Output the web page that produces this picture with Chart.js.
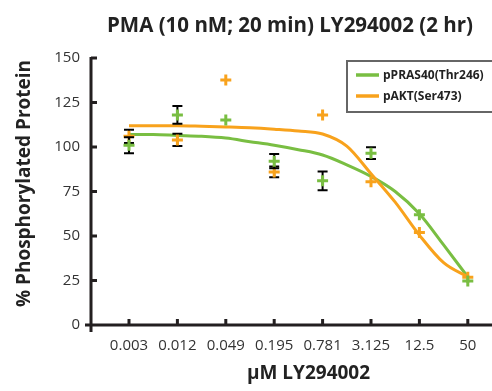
<!DOCTYPE html>
<html>
<head>
<meta charset="utf-8">
<script src="https://cdn.jsdelivr.net/npm/chart.js@4.4.1/dist/chart.umd.min.js"></script>
<style>
  html, body { margin: 0; padding: 0; background: #fff; }
  #wrap { width: 492px; height: 391px; }
  canvas { display: block; }
</style>
</head>
<body>
<div id="wrap"><canvas id="chart" width="492" height="391"></canvas></div>
<script>
// LY294002 dose (µM) on the x axis
const doses = ['0.003', '0.012', '0.049', '0.195', '0.781', '3.125', '12.5', '50'];
const yTickValues = [0, 25, 50, 75, 100, 125, 150];

// Measured phosphorylation (% of control) and their error (±)
const prasPoints = [101, 118, 115.2, 92, 81, 96.5, 62, 24.7];
const prasErrors = [4.5, 5, 0, 4, 5.3, 3.3, 0, 0];
const aktPoints  = [106, 104, 137.6, 86, 118, 80.5, 52, 26.8];
const aktErrors  = [3.7, 3.5, 0, 3, 0, 0, 0, 0];

// Fitted dose-response curves, sampled every half dilution step
const fitSteps = [0, 0.5, 1, 1.5, 2, 2.5, 3, 3.5, 4, 4.5, 5, 5.5, 6, 6.5, 7];
const prasFit  = [107, 107, 106.5, 106, 105, 103, 101, 98.5, 95.5, 90, 83.5, 75, 62.5, 45, 27];
const aktFit   = [112, 112, 112, 111.7, 111.3, 110.8, 110, 109, 107.3, 100.5, 85, 69, 50.5, 35, 27];

const seriesNames = ['pPRAS40(Thr246)', 'pAKT(Ser473)'];
const chartTitle = 'PMA (10 nM; 20 min) LY294002 (2 hr)';
const xTitle = 'µM LY294002';
const yTitle = '% Phosphorylated Protein';

const GREEN = '#79BE42';
const ORANGE = '#F8A21C';
const INK = '#231F20';
const FONT = "'Open Sans', 'DejaVu Sans', sans-serif";

const toXY = arr => arr.map((v, i) => ({ x: i, y: v }));
const fitXY = arr => arr.map((v, i) => ({ x: fitSteps[i], y: v }));

// Axis lines, inward tick marks, titles, legend and error bars
const decor = {
  id: 'decor',
  beforeDatasetDraw(chart, args) {
    const ds = chart.data.datasets[args.index];
    if (!ds.errors) return;
    const { ctx } = chart;
    const xs = chart.scales.x, ys = chart.scales.y;
    ctx.save();
    ctx.strokeStyle = '#000';
    ctx.lineWidth = 2;
    ds.data.forEach((p, i) => {
      const e = ds.errors[i];
      if (!e) return;
      const px = xs.getPixelForValue(p.x);
      const top = ys.getPixelForValue(p.y + e);
      const bot = ys.getPixelForValue(p.y - e);
      ctx.beginPath();
      ctx.moveTo(px, top); ctx.lineTo(px, bot);
      ctx.moveTo(px - 5, top); ctx.lineTo(px + 5, top);
      ctx.moveTo(px - 5, bot); ctx.lineTo(px + 5, bot);
      ctx.stroke();
    });
    ctx.restore();
  },
  afterDatasetsDraw(chart) {
    const { ctx, chartArea: a } = chart;
    const xs = chart.scales.x, ys = chart.scales.y;
    ctx.save();
    ctx.strokeStyle = INK;
    ctx.lineWidth = 3;
    ctx.lineCap = 'butt';
    ctx.beginPath();
    ctx.moveTo(a.left, a.top - 1); ctx.lineTo(a.left, a.bottom + 7);
    ctx.moveTo(a.left - 6, a.bottom); ctx.lineTo(a.right, a.bottom);
    yTickValues.forEach(v => {
      const py = ys.getPixelForValue(v);
      ctx.moveTo(a.left, py); ctx.lineTo(a.left + 6, py);
    });
    doses.forEach((d, i) => {
      const px = xs.getPixelForValue(i);
      ctx.moveTo(px, a.bottom); ctx.lineTo(px, a.bottom - 6);
    });
    ctx.stroke();
    ctx.restore();
  },
  afterDraw(chart) {
    const { ctx } = chart;
    ctx.save();
    ctx.fillStyle = '#222';
    // chart title
    ctx.font = `bold 20.5px ${FONT}`;
    ctx.textAlign = 'center';
    ctx.textBaseline = 'alphabetic';
    ctx.fillText(chartTitle, 290, 32);
    // x axis title
    ctx.font = `bold 19px ${FONT}`;
    ctx.fillText(xTitle, 308.5, 378.5);
    // y axis title
    ctx.save();
    ctx.translate(29.5, 183.5);
    ctx.rotate(-Math.PI / 2);
    ctx.fillText(yTitle, 0, 0);
    ctx.restore();

    // legend
    const bx = 347, by = 61, bw = 150, bh = 51;
    ctx.fillStyle = '#fff';
    ctx.fillRect(bx, by, bw, bh);
    ctx.strokeStyle = '#666';
    ctx.lineWidth = 2;
    ctx.strokeRect(bx, by, bw, bh);
    const legendSets = chart.data.datasets.filter(d => d.legendRow !== undefined)
      .sort((p, q) => p.legendRow - q.legendRow);
    ctx.font = `bold 12px ${FONT}`;
    ctx.textAlign = 'left';
    ctx.textBaseline = 'middle';
    legendSets.forEach((d, k) => {
      const ly = 75 + k * 21;
      ctx.strokeStyle = d.borderColor;
      ctx.lineWidth = 3.5;
      ctx.beginPath();
      ctx.moveTo(356, ly); ctx.lineTo(379, ly);
      ctx.stroke();
      ctx.fillStyle = '#222';
      ctx.fillText(d.label, 383, ly + 0.5);
    });
    ctx.restore();
  }
};

new Chart(document.getElementById('chart'), {
  type: 'scatter',
  data: {
    datasets: [
      {
        label: seriesNames[0] + ' points',
        data: toXY(prasPoints),
        errors: prasErrors,
        pointStyle: 'cross',
        pointRadius: 5.5,
        pointBorderWidth: 3,
        borderColor: GREEN,
        backgroundColor: GREEN,
        order: 0
      },
      {
        label: seriesNames[1] + ' points',
        data: toXY(aktPoints),
        errors: aktErrors,
        pointStyle: 'cross',
        pointRadius: 5.5,
        pointBorderWidth: 3,
        borderColor: ORANGE,
        backgroundColor: ORANGE,
        order: 1
      },
      {
        label: seriesNames[1],
        legendRow: 1,
        data: fitXY(aktFit),
        showLine: true,
        cubicInterpolationMode: 'monotone',
        pointRadius: 0,
        borderWidth: 3,
        borderColor: ORANGE,
        backgroundColor: ORANGE,
        order: 2
      },
      {
        label: seriesNames[0],
        legendRow: 0,
        data: fitXY(prasFit),
        showLine: true,
        cubicInterpolationMode: 'monotone',
        pointRadius: 0,
        borderWidth: 3,
        borderColor: GREEN,
        backgroundColor: GREEN,
        order: 3
      }
    ]
  },
  options: {
    responsive: false,
    animation: false,
    layout: { autoPadding: false, padding: { top: 58, left: 0, right: 0, bottom: 0 } },
    plugins: {
      legend: { display: false },
      title: { display: false },
      tooltip: { enabled: false }
    },
    scales: {
      x: {
        type: 'linear',
        min: -0.785,
        max: 7.5,
        grid: { display: false, drawTicks: false },
        border: { display: false },
        afterBuildTicks: s => { s.ticks = doses.map((d, i) => ({ value: i })); },
        afterFit: s => { s.height = 66; s.paddingLeft = 0; s.paddingRight = 0; },
        ticks: {
          autoSkip: false,
          maxRotation: 0,
          padding: 12,
          color: '#333',
          font: { family: FONT, size: 15 },
          callback: v => doses[v]
        }
      },
      y: {
        type: 'linear',
        min: 0,
        max: 150,
        grid: { display: false, drawTicks: false },
        border: { display: false },
        afterBuildTicks: s => { s.ticks = yTickValues.map(v => ({ value: v })); },
        afterFit: s => { s.width = 91; s.paddingTop = 0; s.paddingBottom = 0; },
        ticks: {
          padding: 11,
          color: '#333',
          font: { family: FONT, size: 15 }
        }
      }
    }
  },
  plugins: [decor]
});
</script>
</body>
</html>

_ _ _

Retype the listing exactly. Pictures do not belong in the copy.

Output the web page that produces this picture with Chart.js.
<!DOCTYPE html>
<html>
<head>
<meta charset="utf-8">
<script src="https://cdn.jsdelivr.net/npm/chart.js@4.4.1/dist/chart.umd.min.js"></script>
<style>
  html, body { margin: 0; padding: 0; background: #fff; }
  #wrap { width: 492px; height: 391px; }
  canvas { display: block; }
</style>
</head>
<body>
<div id="wrap"><canvas id="chart" width="492" height="391"></canvas></div>
<script>
// LY294002 dose (µM) on the x axis
const doses = ['0.003', '0.012', '0.049', '0.195', '0.781', '3.125', '12.5', '50'];
const yTickValues = [0, 25, 50, 75, 100, 125, 150];

// Measured phosphorylation (% of control) and their error (±)
const prasPoints = [101, 118, 115.2, 92, 81, 96.5, 62, 24.7];
const prasErrors = [4.5, 5, 0, 4, 5.3, 3.3, 0, 0];
const aktPoints  = [106, 104, 137.6, 86, 118, 80.5, 52, 26.8];
const aktErrors  = [3.7, 3.5, 0, 3, 0, 0, 0, 0];

// Fitted dose-response curves, sampled every half dilution step
const fitSteps = [0, 0.5, 1, 1.5, 2, 2.5, 3, 3.5, 4, 4.5, 5, 5.5, 6, 6.5, 7];
const prasFit  = [107, 107, 106.5, 106, 105, 103, 101, 98.5, 95.5, 90, 83.5, 75, 62.5, 45, 27];
const aktFit   = [112, 112, 112, 111.7, 111.3, 110.8, 110, 109, 107.3, 100.5, 85, 69, 50.5, 35, 27];

const seriesNames = ['pPRAS40(Thr246)', 'pAKT(Ser473)'];
const chartTitle = 'PMA (10 nM; 20 min) LY294002 (2 hr)';
const xTitle = 'µM LY294002';
const yTitle = '% Phosphorylated Protein';

const GREEN = '#79BE42';
const ORANGE = '#F8A21C';
const INK = '#231F20';
const FONT = "'Open Sans', 'DejaVu Sans', sans-serif";

const toXY = arr => arr.map((v, i) => ({ x: i, y: v }));
const fitXY = arr => arr.map((v, i) => ({ x: fitSteps[i], y: v }));

// Axis lines, inward tick marks, titles, legend and error bars
const decor = {
  id: 'decor',
  beforeDatasetDraw(chart, args) {
    const ds = chart.data.datasets[args.index];
    if (!ds.errors) return;
    const { ctx } = chart;
    const xs = chart.scales.x, ys = chart.scales.y;
    ctx.save();
    ctx.strokeStyle = '#000';
    ctx.lineWidth = 2;
    ds.data.forEach((p, i) => {
      const e = ds.errors[i];
      if (!e) return;
      const px = xs.getPixelForValue(p.x);
      const top = ys.getPixelForValue(p.y + e);
      const bot = ys.getPixelForValue(p.y - e);
      ctx.beginPath();
      ctx.moveTo(px, top); ctx.lineTo(px, bot);
      ctx.moveTo(px - 5, top); ctx.lineTo(px + 5, top);
      ctx.moveTo(px - 5, bot); ctx.lineTo(px + 5, bot);
      ctx.stroke();
    });
    ctx.restore();
  },
  afterDatasetsDraw(chart) {
    const { ctx, chartArea: a } = chart;
    const xs = chart.scales.x, ys = chart.scales.y;
    ctx.save();
    ctx.strokeStyle = INK;
    ctx.lineWidth = 3;
    ctx.lineCap = 'butt';
    ctx.beginPath();
    ctx.moveTo(a.left, a.top - 1); ctx.lineTo(a.left, a.bottom + 7);
    ctx.moveTo(a.left - 6, a.bottom); ctx.lineTo(a.right, a.bottom);
    yTickValues.forEach(v => {
      const py = ys.getPixelForValue(v);
      ctx.moveTo(a.left, py); ctx.lineTo(a.left + 6, py);
    });
    doses.forEach((d, i) => {
      const px = xs.getPixelForValue(i);
      ctx.moveTo(px, a.bottom); ctx.lineTo(px, a.bottom - 6);
    });
    ctx.stroke();
    ctx.restore();
  },
  afterDraw(chart) {
    const { ctx } = chart;
    ctx.save();
    ctx.fillStyle = '#222';
    // chart title
    ctx.font = `bold 20.5px ${FONT}`;
    ctx.textAlign = 'center';
    ctx.textBaseline = 'alphabetic';
    ctx.fillText(chartTitle, 290, 32);
    // x axis title
    ctx.font = `bold 19px ${FONT}`;
    ctx.fillText(xTitle, 308.5, 378.5);
    // y axis title
    ctx.save();
    ctx.translate(29.5, 183.5);
    ctx.rotate(-Math.PI / 2);
    ctx.fillText(yTitle, 0, 0);
    ctx.restore();

    // legend
    const bx = 347, by = 61, bw = 150, bh = 51;
    ctx.fillStyle = '#fff';
    ctx.fillRect(bx, by, bw, bh);
    ctx.strokeStyle = '#666';
    ctx.lineWidth = 2;
    ctx.strokeRect(bx, by, bw, bh);
    const legendSets = chart.data.datasets.filter(d => d.legendRow !== undefined)
      .sort((p, q) => p.legendRow - q.legendRow);
    ctx.font = `bold 12px ${FONT}`;
    ctx.textAlign = 'left';
    ctx.textBaseline = 'middle';
    legendSets.forEach((d, k) => {
      const ly = 75 + k * 21;
      ctx.strokeStyle = d.borderColor;
      ctx.lineWidth = 3.5;
      ctx.beginPath();
      ctx.moveTo(356, ly); ctx.lineTo(379, ly);
      ctx.stroke();
      ctx.fillStyle = '#222';
      ctx.fillText(d.label, 383, ly + 0.5);
    });
    ctx.restore();
  }
};

new Chart(document.getElementById('chart'), {
  type: 'scatter',
  data: {
    datasets: [
      {
        label: seriesNames[0] + ' points',
        data: toXY(prasPoints),
        errors: prasErrors,
        pointStyle: 'cross',
        pointRadius: 5.5,
        pointBorderWidth: 3,
        borderColor: GREEN,
        backgroundColor: GREEN,
        order: 0
      },
      {
        label: seriesNames[1] + ' points',
        data: toXY(aktPoints),
        errors: aktErrors,
        pointStyle: 'cross',
        pointRadius: 5.5,
        pointBorderWidth: 3,
        borderColor: ORANGE,
        backgroundColor: ORANGE,
        order: 1
      },
      {
        label: seriesNames[1],
        legendRow: 1,
        data: fitXY(aktFit),
        showLine: true,
        cubicInterpolationMode: 'monotone',
        pointRadius: 0,
        borderWidth: 3,
        borderColor: ORANGE,
        backgroundColor: ORANGE,
        order: 2
      },
      {
        label: seriesNames[0],
        legendRow: 0,
        data: fitXY(prasFit),
        showLine: true,
        cubicInterpolationMode: 'monotone',
        pointRadius: 0,
        borderWidth: 3,
        borderColor: GREEN,
        backgroundColor: GREEN,
        order: 3
      }
    ]
  },
  options: {
    responsive: false,
    animation: false,
    layout: { autoPadding: false, padding: { top: 58, left: 0, right: 0, bottom: 0 } },
    plugins: {
      legend: { display: false },
      title: { display: false },
      tooltip: { enabled: false }
    },
    scales: {
      x: {
        type: 'linear',
        min: -0.785,
        max: 7.5,
        grid: { display: false, drawTicks: false },
        border: { display: false },
        afterBuildTicks: s => { s.ticks = doses.map((d, i) => ({ value: i })); },
        afterFit: s => { s.height = 66; s.paddingLeft = 0; s.paddingRight = 0; },
        ticks: {
          autoSkip: false,
          maxRotation: 0,
          padding: 12,
          color: '#333',
          font: { family: FONT, size: 15 },
          callback: v => doses[v]
        }
      },
      y: {
        type: 'linear',
        min: 0,
        max: 150,
        grid: { display: false, drawTicks: false },
        border: { display: false },
        afterBuildTicks: s => { s.ticks = yTickValues.map(v => ({ value: v })); },
        afterFit: s => { s.width = 91; s.paddingTop = 0; s.paddingBottom = 0; },
        ticks: {
          padding: 11,
          color: '#333',
          font: { family: FONT, size: 15 }
        }
      }
    }
  },
  plugins: [decor]
});
</script>
</body>
</html>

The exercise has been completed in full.